Neither has backward-pointers anymore, so the only way to recover
after an error is to search for a startcode. This means that all type0
frames until the next type2 frame will be lost. Unless we use lots of
type2 frames (which bloats the file size), that means losing a big
chunk of data.

Ivan has pointed out that the bidirectional pointers are better in
some cases, since you can walk backwards from the next startcode to
get data after the point of corruption. But this doesn't seem to work
well with header prediction/compression. Also, checking that
forward/backward pointers match isn't necessarily so easy, since a
common form of corruption is a uniform byte value over the damaged
region. And this sort of recovery requires seeking quite a few times,
rather than just continuing to read forward.

Finally, I have some proposals of my own. I'm not sure if they're good
as-is, but I want to discuss them anyway.

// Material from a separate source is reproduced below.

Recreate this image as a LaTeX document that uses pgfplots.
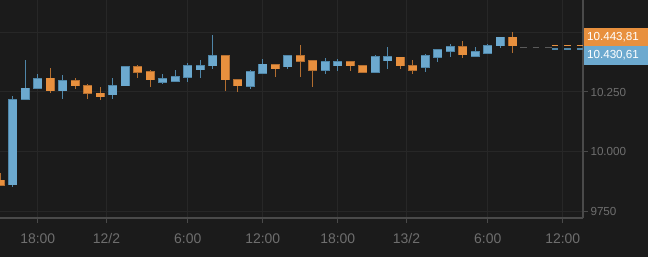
\documentclass[border=0pt]{standalone}
\usepackage{fontspec}
\setmainfont{Liberation Sans}
\usepackage{pgfplots}
\usepackage{pgfplotstable}
\pgfplotsset{compat=1.18}
\definecolor{bg}{HTML}{1B1B1B}
\definecolor{gridc}{HTML}{272727}
\definecolor{axc}{HTML}{4A4A4A}
\definecolor{tickc}{HTML}{6E6E6E}
\definecolor{upc}{HTML}{6CA9CF}
\definecolor{upb}{HTML}{4F86A8}
\definecolor{dnc}{HTML}{E8903E}
\definecolor{dnb}{HTML}{B36E30}
\definecolor{dashg}{HTML}{5A5A5A}

\pgfplotstableread{
t o hi lo c
-2 9862 10234 9853 10217
-1 10219 10383 10218 10266
0 10266 10325 10264 10306
2 10256 10321 10220 10296
6 10239 10309 10220 10275
7 10276 10358 10275 10355
10 10292 10325 10284 10306
11 10296 10341 10295 10313
12 10313 10372 10293 10359
13 10343 10383 10310 10359
14 10360 10489 10346 10401
17 10275 10342 10261 10335
18 10328 10388 10324 10366
20 10355 10401 10346 10401
23 10342 10394 10324 10376
24 10360 10388 10339 10376
27 10333 10405 10330 10397
28 10381 10440 10346 10397
31 10354 10409 10334 10401
32 10395 10430 10376 10427
33 10422 10451 10397 10439
35 10401 10440 10398 10418
36 10412 10451 10411 10443
37 10444 10480 10435 10479
}\up

\pgfplotstableread{
t o hi lo c
-3 9881 9910 9856 9860
1 10307 10350 10247 10256
3 10296 10309 10263 10277
4 10275 10284 10220 10245
5 10245 10272 10218 10230
8 10355 10362 10310 10333
9 10334 10341 10272 10302
15 10401 10402 10256 10302
16 10300 10305 10251 10276
19 10364 10366 10313 10348
21 10401 10447 10313 10380
22 10380 10381 10271 10342
25 10376 10377 10339 10360
26 10359 10360 10330 10333
29 10395 10396 10346 10360
30 10359 10383 10325 10342
34 10439 10462 10392 10406
38 10479 10503 10415 10443.81
}\down

\pgfplotsset{candle/.style={draw=none, mark=none, forget plot,
  error bars/.cd, y dir=both, y explicit, error mark=none}}

\begin{document}
\begin{tikzpicture}
\fill[bg] (0bp,-39bp) rectangle (648bp,218bp);
\useasboundingbox (0bp,-39bp) rectangle (648bp,218bp);
\begin{axis}[
  at={(0bp,0bp)}, anchor=south west,
  scale only axis, width=583bp, height=218bp,
  xmin=-3.016, xmax=43.62, ymin=9722.3, ymax=10635.3,
  axis x line*=bottom, axis y line*=right,
  axis line style={-, draw=axc, line width=1.3bp},
  xtick={0,5.5,12,18,24,29.5,36,42},
  xticklabels={18:00,12/2,6:00,12:00,18:00,13/2,6:00,12:00},
  ytick={9750,10000,10250,10500},
  yticklabels={9750,10.000,10.250,{}},
  grid=major, grid style={draw=gridc, line width=1bp},
  tick align=outside, major tick length=5bp,
  tick style={draw=axc, line width=1bp},
  xticklabel style={font=\fontsize{14}{16}\selectfont, text=tickc, yshift=-7bp},
  yticklabel style={font=\fontsize{11.7}{14}\selectfont, text=tickc, xshift=-1bp},
]
% wicks
\addplot[candle, error bar style={draw=upb, line width=1.4bp}]
  table[x=t, y expr={(\thisrow{hi}+\thisrow{lo})/2}, y error expr={(\thisrow{hi}-\thisrow{lo})/2}] {\up};
\addplot[candle, error bar style={draw=dnb, line width=1.4bp}]
  table[x=t, y expr={(\thisrow{hi}+\thisrow{lo})/2}, y error expr={(\thisrow{hi}-\thisrow{lo})/2}] {\down};
% body borders
\addplot[candle, error bar style={draw=upb, line width=9.4bp}]
  table[x=t, y expr={(\thisrow{o}+\thisrow{c})/2}, y error expr={max(abs(\thisrow{c}-\thisrow{o})/2,2)+2.4}] {\up};
\addplot[candle, error bar style={draw=dnb, line width=9.4bp}]
  table[x=t, y expr={(\thisrow{o}+\thisrow{c})/2}, y error expr={max(abs(\thisrow{c}-\thisrow{o})/2,2)+2.4}] {\down};
% body fills
\addplot[candle, error bar style={draw=upc, line width=8bp}]
  table[x=t, y expr={(\thisrow{o}+\thisrow{c})/2}, y error expr={max(abs(\thisrow{c}-\thisrow{o})/2,2)}] {\up};
\addplot[candle, error bar style={draw=dnc, line width=8bp}]
  table[x=t, y expr={(\thisrow{o}+\thisrow{c})/2}, y error expr={max(abs(\thisrow{c}-\thisrow{o})/2,2)}] {\down};
% price lines
\addplot[dashg, line width=1.3bp, dash pattern=on 6.5bp off 6bp, forget plot] coordinates {(38.6,10437) (41.1,10437)};
\addplot[dnc, line width=1.3bp, dash pattern=on 6.5bp off 6bp, forget plot] coordinates {(41.1,10443.81) (43.62,10443.81)};
\addplot[upb, line width=1.3bp, dash pattern=on 6.5bp off 6bp, forget plot] coordinates {(41.1,10430.61) (43.62,10430.61)};
\end{axis}
\fill[dnc] (583.7bp,172.3bp) rectangle (648bp,189.7bp);
\fill[upc] (583.7bp,152.5bp) rectangle (648bp,172.3bp);
\node[text=white, font=\fontsize{11.7}{14}\selectfont, inner sep=0pt] at (613bp,181bp) {10.443,81};
\node[text=white, font=\fontsize{11.7}{14}\selectfont, inner sep=0pt] at (613bp,162.4bp) {10.430,61};
\end{tikzpicture}
\end{document}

1. Require perfect interleaving.

This means if packet1 comes before packet2, packet1's timestamp is
less than or equal to that of packet2. Presumably we have an exception
for out-of-order frames, allowing them to be stored anywhere between
the surrounding two frames in decode-order.

Rationale: Demuxing AVI is hell because idiots make files with broken
interleaving or no interleaving. We should stop this before it starts
by strictly specifying the interleaving, and the only natural choice
is monotone ordering.

Caveats: Before writing any packet, the muxer must know that no other
stream will want to write a packet before it. Either the muxer can
buffer one packet in each stream, or the calling app can just call the
muxer in the proper order.

2. Get rid of framecode and replace it with something non-obfuscated. 

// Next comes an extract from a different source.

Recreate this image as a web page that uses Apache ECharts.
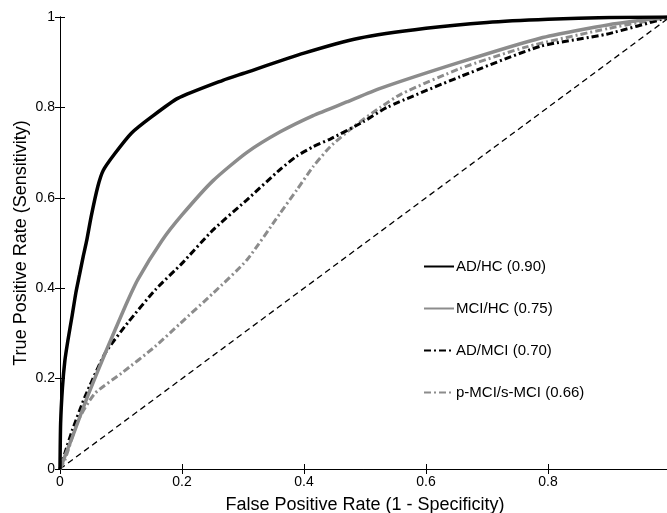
<!DOCTYPE html>
<html>
<head>
<meta charset="UTF-8">
<title>ROC curves</title>
<script type="text/javascript" src="https://cdn.jsdelivr.net/npm/echarts/dist/echarts.min.js"></script>
<style type="text/css">
    html,body{margin:0;padding:0;background:#fff;}
    #roc_chart{width:667px;height:513px;}
</style>
</head>
<body>
<div id="roc_chart"></div>
<script>
// ROC curves: false positive rate (x) / true positive rate (y)
var adhcX = [0, 0.001, 0.004, 0.008, 0.013, 0.02, 0.026, 0.032, 0.038, 0.044, 0.051, 0.062, 0.071, 0.09, 0.117, 0.15, 0.193, 0.267, 0.3, 0.4, 0.49, 0.6, 0.7, 0.8, 0.9, 1];
var adhcY = [0, 0.1, 0.18, 0.24, 0.285, 0.34, 0.39, 0.43, 0.47, 0.507, 0.558, 0.625, 0.661, 0.698, 0.743, 0.779, 0.82, 0.86, 0.875, 0.92, 0.953, 0.975, 0.988, 0.995, 0.999, 1];

var mcihcX = [0, 0.02, 0.045, 0.074, 0.107, 0.128, 0.167, 0.2, 0.251, 0.306, 0.361, 0.415, 0.47, 0.525, 0.656, 0.787, 0.9, 1];
var mcihcY = [0, 0.07, 0.16, 0.256, 0.36, 0.42, 0.505, 0.562, 0.638, 0.7, 0.746, 0.782, 0.812, 0.842, 0.9, 0.953, 0.983, 1];

var admciX = [0, 0.008, 0.02, 0.041, 0.074, 0.112, 0.156, 0.2, 0.251, 0.306, 0.361, 0.388, 0.415, 0.443, 0.497, 0.536, 0.656, 0.787, 0.896, 1];
var admciY = [0, 0.035, 0.085, 0.16, 0.256, 0.325, 0.396, 0.455, 0.529, 0.595, 0.663, 0.692, 0.713, 0.73, 0.768, 0.8, 0.868, 0.935, 0.962, 1];

var pmciX = [0, 0.008, 0.03, 0.057, 0.101, 0.156, 0.197, 0.251, 0.306, 0.361, 0.388, 0.415, 0.443, 0.481, 0.525, 0.56, 0.656, 0.765, 0.9, 1];
var pmciY = [0, 0.02, 0.108, 0.167, 0.212, 0.271, 0.322, 0.389, 0.462, 0.566, 0.617, 0.669, 0.713, 0.757, 0.8, 0.83, 0.886, 0.934, 0.975, 1];

var chanceX = [0, 1];
var chanceY = [0, 1];

var seriesNames = ['AD/HC (0.90)', 'MCI/HC (0.75)', 'AD/MCI (0.70)', 'p-MCI/s-MCI (0.66)'];
var xTicks = [0, 0.2, 0.4, 0.6, 0.8];
var yTicks = [0, 0.2, 0.4, 0.6, 0.8, 1];

function pairs(xs, ys) {
    var out = [];
    for (var i = 0; i < xs.length; i++) {
        out.push([xs[i], ys[i]]);
    }
    return out;
}

var fontName = '"Liberation Sans", Arial, Helvetica, sans-serif';
var gray = '#8c8c8c';
var dashDot = [7, 3, 2, 3];

var myChart = echarts.init(document.getElementById('roc_chart'));
var option = {
    animation: false,
    backgroundColor: '#fff',
    textStyle: { fontFamily: fontName },
    grid: { left: 60, top: 17, width: 610, height: 452, containLabel: false, outerBoundsMode: 'none' },
    legend: {
        data: seriesNames,
        orient: 'vertical',
        left: 423,
        top: 259,
        padding: 0,
        itemWidth: 30,
        itemHeight: 14,
        itemGap: 27,
        itemStyle: { opacity: 0 },
        textStyle: { fontSize: 15, color: '#000', fontFamily: fontName, padding: [0, 0, 0, -3] }
    },
    xAxis: [
        {
            type: 'value', min: 0, max: 1, interval: 0.2,
            name: 'False Positive Rate (1 - Specificity)',
            nameLocation: 'middle', nameGap: 27, nameMoveOverlap: false,
            nameTextStyle: { fontSize: 18, color: '#000', fontFamily: fontName },
            axisLine: { lineStyle: { color: '#000', width: 1 } },
            axisTick: { inside: true, length: 5, lineStyle: { color: '#000' } },
            axisLabel: {
                margin: 6, fontSize: 14, color: '#000', fontFamily: fontName,
                formatter: function (v) { var r = Math.round(v * 10) / 10; return xTicks.indexOf(r) >= 0 ? String(r) : ''; }
            },
            splitLine: { show: false }
        },
        {
            type: 'value', min: 0, max: 1, interval: 0.2, position: 'top',
            axisLine: { show: true, lineStyle: { color: '#000', width: 1 } },
            axisTick: { inside: true, length: 5, lineStyle: { color: '#000' } },
            axisLabel: { show: false },
            splitLine: { show: false }
        }
    ],
    yAxis: [
        {
            type: 'value', min: 0, max: 1, interval: 0.2,
            name: 'True Positive Rate (Sensitivity)',
            nameLocation: 'middle', nameGap: 30, nameMoveOverlap: false,
            nameTextStyle: { fontSize: 18, color: '#000', fontFamily: fontName },
            axisLine: { show: true, lineStyle: { color: '#000', width: 1 } },
            axisTick: { show: true, inside: true, length: 5, lineStyle: { color: '#000' } },
            axisLabel: {
                margin: 5, fontSize: 14, color: '#000', fontFamily: fontName,
                formatter: function (v) { var r = Math.round(v * 10) / 10; return yTicks.indexOf(r) >= 0 ? String(r) : ''; }
            },
            splitLine: { show: false }
        },
        {
            type: 'value', min: 0, max: 1, interval: 0.2, position: 'right',
            axisLine: { show: true, lineStyle: { color: '#000', width: 1 } },
            axisTick: { show: true, inside: true, length: 5, lineStyle: { color: '#000' } },
            axisLabel: { show: false },
            splitLine: { show: false }
        }
    ],
    series: [
        {
            name: 'chance', type: 'line', symbol: 'none', silent: true,
            data: pairs(chanceX, chanceY),
            lineStyle: { color: '#000', width: 1.3, type: [6, 4] }
        },
        {
            name: seriesNames[3], type: 'line', symbol: 'none', smooth: 0.2,
            data: pairs(pmciX, pmciY),
            itemStyle: { color: gray },
            lineStyle: { color: gray, width: 3, type: dashDot }
        },
        {
            name: seriesNames[2], type: 'line', symbol: 'none', smooth: 0.2,
            data: pairs(admciX, admciY),
            itemStyle: { color: '#000' },
            lineStyle: { color: '#000', width: 3, type: dashDot }
        },
        {
            name: seriesNames[1], type: 'line', symbol: 'none', smooth: 0.2,
            data: pairs(mcihcX, mcihcY),
            itemStyle: { color: gray },
            lineStyle: { color: gray, width: 3.5 }
        },
        {
            name: seriesNames[0], type: 'line', symbol: 'none', smooth: 0.2,
            data: pairs(adhcX, adhcY),
            itemStyle: { color: '#000' },
            lineStyle: { color: '#000', width: 3.5 }
        }
    ]
};
if (option && typeof option === 'object') {
    myChart.setOption(option);
}
</script>
</body>
</html>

Only if we can avoid increasing overhead, of course. My original
proposal was to replace the flags byte (which then became framecode)
with a bitfield containing streamid and pts delta predictor, and maybe
some flags too. Each field could be optionally vlc-coded after the
bitfield byte too, in case of overflow. Leave the size (forward
pointer) coded in a traditional way (without predication) so that it
can't be ruined by past corrupt frames, allowing a slightly better
degree of recovery.

Rationale: Meets the simplicity goal and perhaps improves error
recovery.

Caveats: Might increase file size too much.

3. Store size (forward pointer) with bias.

For audio streams, we may have very small frames. Somewhere around 128
bytes. 128 is a magic number, because beyond 127 we need two bytes for
vlc. Michael's solution is to use predictors and just code lsb of
size, which is probably a good idea. But another idea I had (worth
thinking about) is to store in the stream header a "base size" for
each stream (minimum likely size of a packet) and have the forward
pointer be relative to that. This way we could extend the range of a
1byte vlc up to 150 or 200 or something. A bit in the flags could
indicate "absolute size" for rare packets that are smaller than the
base size.

Of course, it might be more efficient to just use several bits of the
flags/bitfield byte for lsb of the size. For example 2 bits for stream
id, 2 bits for pts predictor, and 3 or 4 bits for size lsb. That would
allow packets up to 1024 bytes (or 2048) with just one byte spent for
size.

At the very least, we should make the size coding a little more
efficient if we don't want to use predictors. For example, 0-byte
packet is never possible, and neither is 1-byte. So we could always
add 2 to the size. To allow a range of 2-1025 instead of 0-1023.

4. Use bitstreams rather than bytestreams for the packet headers.

This is just a random thought Ivan and I had, but maybe we could make
headers more efficient this way. Basically we want to move away from
the "minimal supercompressed header" as much as possible (altho I
don't want to sacrifice size!) so that some sort of error recovery is
possible.

Rich